The first Chrysler Highlander was introduced in mid-1940 as a cream convertible with Highlander trim and an optional horn that played the notes to “The Campbell’s Are Coming, Ta-ta, Ta-ta.” (I am not kidding).
By the time Chrysler’s 1941 models came about, there was an explosion of color in Chrysler interiors. Other makes with their drab mousey greys and browns looked anemic beside the colorful Chryslers. Chrysler catalogues and color advertisements in such magazines as Life and Look displayed, well, not quite all the colors in the rainbow.
Among these, the most striking was the plaid Highlander trim. Besides the red, blue, green and black plaid with red leather accents, you could drive away your 1941 Chrysler with solid maroon, dark blue, dark green, tan, and even the old mousey interiors if you were conservative in taste.
Brief aside: I wonder what trim sets were in the two ’41 Chryslers Senator Harry Truman bought right after his re-election in November 1940? According to biographer David McCullough, HST still owned these when he turned the keys to the White House over to Ike in 1953.
Here is what the aforementioned Chrysler ad stated:
“Do you know your own car when you see it at the curb? Does it stand out as yours…in your color scheme…your choice of materials…tailored to your taste?
“You don’t have to pay a custom builder’s price to have what you want in a beautiful Chrysler!
“There are literally dozens of possibilities and combinations. You can pick any color scheme and carry it out…in subtle color harmonics…in bright, cheery color contrasts. How about sleek broadcloths with bright-hued plastic inserts…or a plaid and moleskin combination with plastic in an onyx effect? Or would you prefer a plastic with the warm simplicity of antique ivory? Do you like two-tones…or pile fabrics…or the richness of leather? Whatever you like, you suit your taste in a Chrysler…all the way from the rich exterior enamel to the deep soft carpeting of the tonneau.
“It’s fun to decorate a Chrysler to suit yourself. It’s fun to show it off to your friends.”
Chrysler continued its colorful interior choices after World War II, offering it as well in DeSoto and Dodge lines, but not Plymouth. Our family’s gunmetal grey 1948 DeSoto had a nice dark green interior, while our next-door neighbor’s white DeSoto had dark blue trim.
Beginning with 1940 models, the Chrysler Highlander was treated as a separate premium-priced series, with other cues besides the plaid trim, such as dashboard labeling. The premium for Highlander trim was $25 for 1942 Windsor models.
Postwar, Highlander trim became an extra cost option of the top series New Yorker and included exterior Highlander badging, continuing at least through the 1949 model year.
Around the time of the Korean War (1950-53), it yoostabee there were two opposing trends: (1) new car buyers promptly bought accessory seat covers to protect their pretty interiors until removed so they could be traded in with a “like new” interior, and (2) other auto makers, too, began to adopt colorful interiors.

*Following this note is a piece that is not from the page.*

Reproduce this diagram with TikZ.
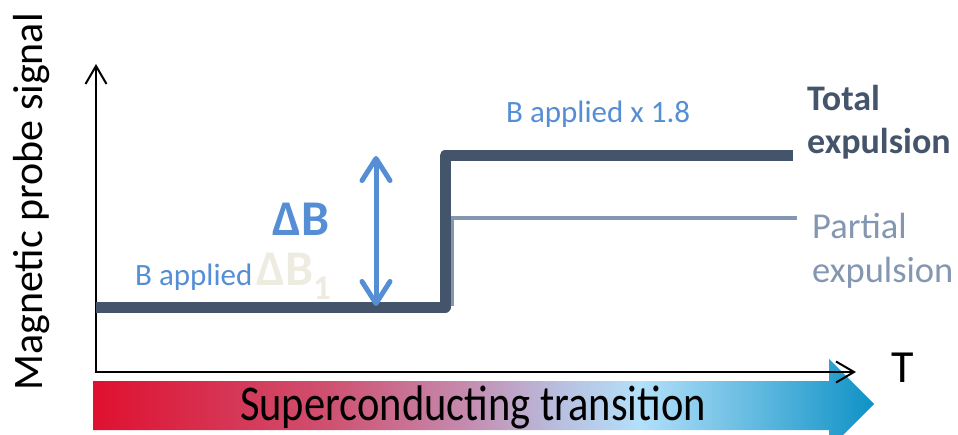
\documentclass[tikz,border=0pt]{standalone}
\usepackage{fontspec}
\setmainfont{Carlito}
\usetikzlibrary{arrows.meta}
\definecolor{dark}{HTML}{44546A}
\definecolor{partial}{HTML}{8497B0}
\definecolor{bblue}{HTML}{558ED5}
\definecolor{faint}{HTML}{EEECE1}
\definecolor{g1}{HTML}{E0102F}
\definecolor{g2}{HTML}{CF5070}
\definecolor{g3}{HTML}{C48CB0}
\definecolor{g4}{HTML}{B8C0E0}
\definecolor{g5}{HTML}{B3E0FA}
\definecolor{g6}{HTML}{0E92C5}
\pgfdeclarehorizontalshading{sct}{100bp}{color(0bp)=(g1); color(25bp)=(g1); color(40bp)=(g2); color(49bp)=(g3); color(55bp)=(g4); color(60bp)=(g5); color(75bp)=(g6); color(100bp)=(g6)}
\tikzset{
  axis/.style={line width=2pt,-{Straight Barb[length=18pt,width=21pt,line width=2pt]}},
  total/.style={line width=11pt,dark,line join=round},
  partialline/.style={line width=4pt,partial},
  bluearrow/.style={line width=5pt,bblue,line cap=round,{Straight Barb[length=22pt,width=28pt,line width=5pt,round]}-{Straight Barb[length=22pt,width=28pt,line width=5pt,round]}},
  lbl/.style={inner sep=0pt,anchor=base west,font=\fontsize{31}{36}\selectfont}
}
\begin{document}
\begin{tikzpicture}[x=1pt,y=-1pt]
\useasboundingbox (0,0) rectangle (958,434);
% gradient arrow
\path[shading=sct] (93,381) -- (829,381) -- (829,359) -- (874,404) -- (829,449) -- (829,430) -- (93,430) -- cycle;
\node[inner sep=0pt,anchor=base west,xscale=0.85,font=\fontsize{50}{56}\selectfont] (sct) at (240,420) {Superconducting transition};
% axes
\coordinate (o) at (96,372);
\coordinate (ytop) at (96,64);
\coordinate (xend) at (856,372);
\draw[axis] (o) -- (ytop);
\draw[axis] ([xshift=-1pt]o) -- (xend);
\node[inner sep=0pt,font=\fontsize{46}{50}\selectfont,anchor=base west] (T) at (891,382) {T};
\node[inner sep=0pt,font=\fontsize{42}{48}\selectfont,rotate=90,anchor=base] (ylab) at (42,202) {Magnetic probe signal};
% curves
\coordinate (p0) at (452,306);
\coordinate (p1) at (452,218);
\coordinate (p2) at (797,218);
\draw[partialline] (p0) -- (p1) -- (p2);
\coordinate (t0) at (96,307);
\coordinate (t1) at (445,307);
\coordinate (t2) at (445,155.5);
\coordinate (t3) at (793,155.5);
\draw[total] (t0) -- (t1) -- (t2) -- (t3);
% delta B arrow
\coordinate (a1) at (376,156);
\coordinate (a2) at (376,306);
\draw[bluearrow] (a1) -- (a2);
% labels
\node[inner sep=0pt,anchor=base west,font=\bfseries\fontsize{50}{56}\selectfont,text=bblue] (dB) at (272,235) {ΔB};
\node[lbl,text=bblue] (bapp) at (135,285) {B applied};
\node[inner sep=0pt,anchor=base west,text=faint,font=\bfseries\fontsize{50}{56}\selectfont] (dB1) at (256,285) {ΔB\textsubscript{1}};
\node[lbl,text=bblue] (bx) at (506,122) {B applied x 1.8};
\node[inner sep=0pt,anchor=base west,align=left,text=dark,font=\bfseries\fontsize{36}{43}\selectfont] (tot) at (807,153) {Total\\expulsion};
\node[inner sep=0pt,anchor=base west,align=left,text=partial,font=\fontsize{36.5}{44}\selectfont] (par) at (812,282) {Partial\\expulsion};
\end{tikzpicture}
\end{document}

By the middle of the 1950s, one of the big changes was adoption of color-coordinated painted instrument panels, often in pastel colors to match both the rest of the interior and the car’s pretty exterior. The instrument panel of my first new car, a ’55 Plymouth V8 Savoy coupe, was the same soft light green as the bottom half of the two-tone exterior. The rest of the two-tone green interior likewise matched the car’s exterior. Very snappy–and a big advance from the mousey grey i.p. of the hand-me-down ’52 Dodge I traded in.
The short-lived 1960 Edsel offered no fewer than 14 different exterior colors, which could be combined into as many as 40 two-tone combinations, accompanied by six different interior trims featuring turquoise, blue, red, tan, green and black. Colorful cars may have reached their peak in the 1970s when, for instance, the 1970 Pontiac GTO offered 21 exterior and six interior color choices.

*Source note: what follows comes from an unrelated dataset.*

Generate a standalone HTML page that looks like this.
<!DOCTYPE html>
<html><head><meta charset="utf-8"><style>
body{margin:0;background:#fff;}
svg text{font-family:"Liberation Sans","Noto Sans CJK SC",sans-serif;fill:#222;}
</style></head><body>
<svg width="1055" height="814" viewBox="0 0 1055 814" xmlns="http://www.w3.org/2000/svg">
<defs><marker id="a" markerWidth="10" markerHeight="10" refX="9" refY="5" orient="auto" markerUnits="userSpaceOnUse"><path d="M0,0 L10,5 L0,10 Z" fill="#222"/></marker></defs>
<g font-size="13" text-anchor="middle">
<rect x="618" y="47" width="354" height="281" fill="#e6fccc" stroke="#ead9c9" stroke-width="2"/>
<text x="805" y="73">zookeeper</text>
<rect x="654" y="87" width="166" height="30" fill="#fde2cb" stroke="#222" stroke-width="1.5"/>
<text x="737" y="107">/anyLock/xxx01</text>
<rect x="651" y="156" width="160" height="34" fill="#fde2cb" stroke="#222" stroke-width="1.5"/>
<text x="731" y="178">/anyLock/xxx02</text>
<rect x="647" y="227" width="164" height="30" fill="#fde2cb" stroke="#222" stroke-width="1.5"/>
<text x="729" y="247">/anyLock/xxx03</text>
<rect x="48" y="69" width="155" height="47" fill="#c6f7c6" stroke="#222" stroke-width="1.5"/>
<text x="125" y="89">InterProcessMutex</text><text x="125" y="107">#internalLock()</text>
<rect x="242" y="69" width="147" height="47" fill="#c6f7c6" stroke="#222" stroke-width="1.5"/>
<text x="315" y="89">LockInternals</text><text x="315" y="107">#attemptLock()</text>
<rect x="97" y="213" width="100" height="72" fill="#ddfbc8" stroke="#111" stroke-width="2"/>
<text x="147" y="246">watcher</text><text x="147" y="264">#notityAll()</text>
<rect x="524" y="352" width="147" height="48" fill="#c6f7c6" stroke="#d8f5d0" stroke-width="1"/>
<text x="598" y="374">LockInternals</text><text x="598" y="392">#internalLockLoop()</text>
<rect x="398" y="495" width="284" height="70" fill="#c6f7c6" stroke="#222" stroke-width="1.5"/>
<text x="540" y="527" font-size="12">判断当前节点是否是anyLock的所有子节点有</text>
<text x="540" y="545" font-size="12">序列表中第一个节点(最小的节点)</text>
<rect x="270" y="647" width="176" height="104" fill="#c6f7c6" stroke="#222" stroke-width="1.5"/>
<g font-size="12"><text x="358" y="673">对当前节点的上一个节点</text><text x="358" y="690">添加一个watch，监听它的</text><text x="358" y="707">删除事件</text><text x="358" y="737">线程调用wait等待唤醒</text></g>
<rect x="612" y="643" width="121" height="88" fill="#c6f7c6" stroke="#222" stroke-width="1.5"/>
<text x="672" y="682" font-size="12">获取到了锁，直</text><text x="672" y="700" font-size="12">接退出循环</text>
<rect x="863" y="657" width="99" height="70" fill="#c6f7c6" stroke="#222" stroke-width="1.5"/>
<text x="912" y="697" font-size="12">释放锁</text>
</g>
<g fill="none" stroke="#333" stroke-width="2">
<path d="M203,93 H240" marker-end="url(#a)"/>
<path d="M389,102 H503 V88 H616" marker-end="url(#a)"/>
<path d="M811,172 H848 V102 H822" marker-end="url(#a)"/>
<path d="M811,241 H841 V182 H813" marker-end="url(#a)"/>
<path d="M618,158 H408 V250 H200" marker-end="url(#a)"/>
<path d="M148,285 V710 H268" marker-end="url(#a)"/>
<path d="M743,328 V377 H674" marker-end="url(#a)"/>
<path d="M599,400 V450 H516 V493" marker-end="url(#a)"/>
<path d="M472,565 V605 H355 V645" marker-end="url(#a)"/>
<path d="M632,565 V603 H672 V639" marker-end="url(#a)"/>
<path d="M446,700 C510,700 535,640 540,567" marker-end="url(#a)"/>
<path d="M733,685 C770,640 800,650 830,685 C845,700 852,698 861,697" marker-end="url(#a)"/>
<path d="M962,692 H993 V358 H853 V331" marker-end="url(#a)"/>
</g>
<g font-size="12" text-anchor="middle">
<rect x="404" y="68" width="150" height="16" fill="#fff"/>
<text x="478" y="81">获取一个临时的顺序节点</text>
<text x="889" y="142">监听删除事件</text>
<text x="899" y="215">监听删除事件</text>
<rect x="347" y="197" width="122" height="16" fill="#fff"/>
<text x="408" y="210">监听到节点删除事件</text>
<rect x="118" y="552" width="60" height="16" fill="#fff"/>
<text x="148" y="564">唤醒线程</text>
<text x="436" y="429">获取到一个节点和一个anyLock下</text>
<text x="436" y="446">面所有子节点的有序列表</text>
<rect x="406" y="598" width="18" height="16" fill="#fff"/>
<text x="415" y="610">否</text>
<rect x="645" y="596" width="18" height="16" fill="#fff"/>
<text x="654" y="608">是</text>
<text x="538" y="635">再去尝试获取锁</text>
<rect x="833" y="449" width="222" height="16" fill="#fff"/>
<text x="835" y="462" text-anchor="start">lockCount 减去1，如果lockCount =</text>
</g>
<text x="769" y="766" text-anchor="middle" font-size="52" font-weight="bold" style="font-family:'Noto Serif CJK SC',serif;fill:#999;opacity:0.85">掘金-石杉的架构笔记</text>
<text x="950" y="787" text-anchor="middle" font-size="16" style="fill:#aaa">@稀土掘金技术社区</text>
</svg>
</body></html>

Then came the imports supplying from afar and across oceans, so they kept both exterior and interior choices limited as they moved car buyers to purchasing from dealer inventories rather than custom ordering from the factory. Among other things, this diminution of choice provided importers with huge cost advantages over domestic auto producers.

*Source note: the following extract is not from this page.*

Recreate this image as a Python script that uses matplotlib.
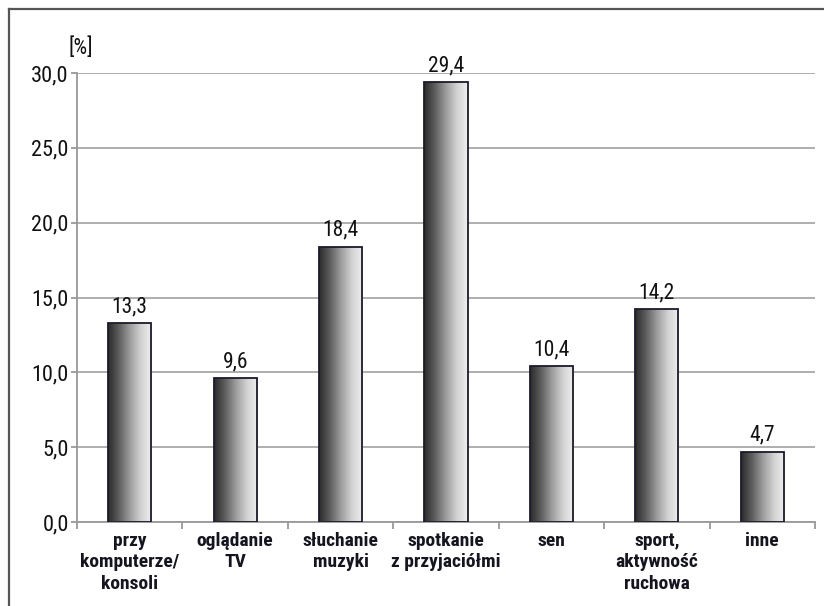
import numpy as np
import matplotlib
matplotlib.use("Agg")
import matplotlib.pyplot as plt
from matplotlib.colors import LinearSegmentedColormap
from matplotlib.lines import Line2D

categories = [
    "przy\nkomputerze/\nkonsoli",
    "oglądanie\nTV",
    "słuchanie\nmuzyki",
    "spotkanie\nz przyjaciółmi",
    "sen",
    "sport,\naktywność\nruchowa",
    "inne",
]
values = [13.3, 9.6, 18.4, 29.4, 10.4, 14.2, 4.7]
yticks = [0, 5, 10, 15, 20, 25, 30]

plt.rcParams["font.family"] = ["Roboto Condensed", "DejaVu Sans"]
plt.rcParams["font.stretch"] = "condensed"

fig = plt.figure(figsize=(8.24, 6.06), dpi=100)
ax = fig.add_axes([77 / 824, 1 - 522 / 606, (815 - 77) / 824, (522 - 73) / 606])

x = np.arange(len(values))
bars = ax.bar(x, values, width=0.41, facecolor="none", edgecolor="#1c1a2c",
              linewidth=1.3, zorder=3)

cmap = LinearSegmentedColormap.from_list(
    "cyl", ["#2a2a2a", "#5e5e5e", "#9c9c9c", "#d2d2d2", "#f0f0f0"])
grad = np.linspace(0, 1, 256).reshape(1, -1)
for b in bars:
    x0, y0 = b.get_x(), b.get_y()
    w, h = b.get_width(), b.get_height()
    im = ax.imshow(grad, cmap=cmap, aspect="auto",
                   extent=[x0, x0 + w, y0, y0 + h], zorder=2,
                   interpolation="bicubic")
    im.set_clip_path(b)

for xi, v in zip(x, values):
    ax.text(xi, v + 0.4, f"{v:.1f}".replace(".", ","), ha="center",
            va="bottom", fontsize=15.5, color="#111111")

ax.set_xlim(-0.5, len(values) - 0.5)
ax.set_ylim(0, 30)
ax.set_yticks(yticks)
ax.set_yticklabels([f"{t:.1f}".replace(".", ",") for t in yticks],
                   fontsize=16, color="#111111")
ax.yaxis.grid(True, color="#a8a8a8", linewidth=1.3, zorder=0)
ax.set_axisbelow(True)

ax.set_xticks(x)
ax.set_xticklabels(categories, fontsize=14, fontweight="bold",
                   color="#151520", linespacing=1.25)
ax.tick_params(axis="x", length=0, pad=7)
ax.set_xticks(np.arange(-0.5, len(values)), minor=True)
ax.tick_params(axis="x", which="minor", length=5, width=1.3, color="#999999")
ax.tick_params(axis="y", length=4, width=1.3, color="#999999", pad=2)

for s in ["top", "right"]:
    ax.spines[s].set_visible(False)
for s in ["left", "bottom"]:
    ax.spines[s].set_color("#999999")
    ax.spines[s].set_linewidth(1.3)

ax.text(81 / 824, 1 - 48 / 606, "[%]", transform=fig.transFigure, ha="center",
        va="center", fontsize=15.5, color="#111111")

# outer frame (top and left edges)
fig.add_artist(Line2D([9 / 824, 9 / 824], [0, 1 - 9 / 606],
                      transform=fig.transFigure, color="#555555", linewidth=1.6))
fig.add_artist(Line2D([9 / 824, 1], [1 - 9 / 606, 1 - 9 / 606],
                      transform=fig.transFigure, color="#555555", linewidth=1.6))

fig.savefig("out.png", dpi=100)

“Such complexity is well nigh impossible these days,” Godshall explains, “as front and rear fascias, door handles, side view mirror shells, body side moldings, etc. are now color-keyed rather than “neutral” chrome. Inside there are more interior parts than before, especially on SUVs, which require color-keyed quarter panels, liftgate trim, floor trim, etc. Thus offering customers a choice of black, red, blue, gray, tan and green interiors would add too much complexity at assembly plants.”
And so, where once American car buyers yoostabee able to choose their car interiors from seemingly all the colors of the rainbow, now they are back to mousey greys like that in my 2007 Ford Focus. It’s not for no reason that any time in the past is referred to as “the good old days.”